Rolls-Royce has also created The Gallery, a display space that runs the length of a car’s fascia, enabling the owner to “exhibit” their own specially commissioned artwork. “The programme adopts the form of contemporary patronage,” says Torsten, “enabling artists to bring new work to fruition. The Gallery is an innovation that furthers Rolls-Royce’s unparalleled Bespoke capabilities. Patrons are now invited to commission artworks for their own personal Gallery within Phantom, in essence, bringing art, within art.”
As part of The Gallery project, British artist Helen Amy Murray was commissioned to make a work that was inspired by the Spirit of Ecstasy – an unorthodox fabric sculpture that mirrored characteristics of the iconic statuette. Using sculpted silk appliqué, Helen created a mesmerising series of linear curves from which, on closer examination, a draped female form subtly appears – the wing of the Spirit of Ecstasy. The resulting piece was entitled “Whispered Muse”.
“I was inspired by the ethereal quality of the illustrations of the Spirit of Ecstasy by Charles Sykes,” says Helen. “They led me to incorporate the female form into my work; I wanted my gallery commission to look soft and organic. The subtle spacing of lines brings the draped figure into perspective.” Helen was assisted by Cherica Haye, Rolls-Royce Bespoke Colour and Trim Designer. “The Spirit of Ecstasy extends her graceful wing to enrapture her passengers and convey them to a serene sanctuary,” says Cherica, “where the whisper of flight imbues calmness and tranquillity in Helen Amy Murray’s Phantom Gallery. A true connection can be felt between Helen’s materials and the subject, enhancing the graceful ambience of the Phantom’s calm interior.”

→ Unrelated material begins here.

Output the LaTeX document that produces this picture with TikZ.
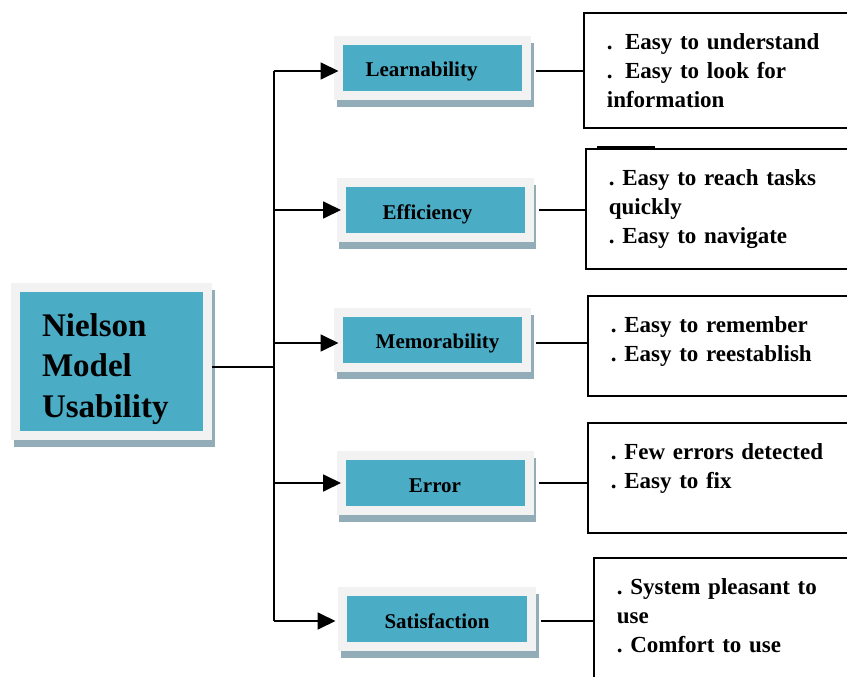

A similarly tangential approach to the statuette was employed by the East London studio Based Upon, who created a conceptual art piece entitled “A Moment in Time”. A swath of silk was pulled through a tank of water, weighted and suspended, to isolate a split second. That moment was captured on camera, and the resulting fluid form was then analysed by Based Upon, in association with the Rolls-Royce design team, before being remastered in clay. It was then sculpted into wax before a final interpretation was machined from solid aluminium and polished to accentuate its fabric-like curvature. “We tried to capture a moment as though the Spirit of Ecstasy’s shawl was allowed to drape over the car at high speed,” says Based Upon’s co-founder Lex Welch, “capturing that moment that leaves time standing still, as the Spirit of Ecstasy trails all in her wake.”
One hundred and ten years after it was designed, the Spirit of Ecstasy still inspires – an artistic legacy that Rolls-Royce is actively supporting and sustaining.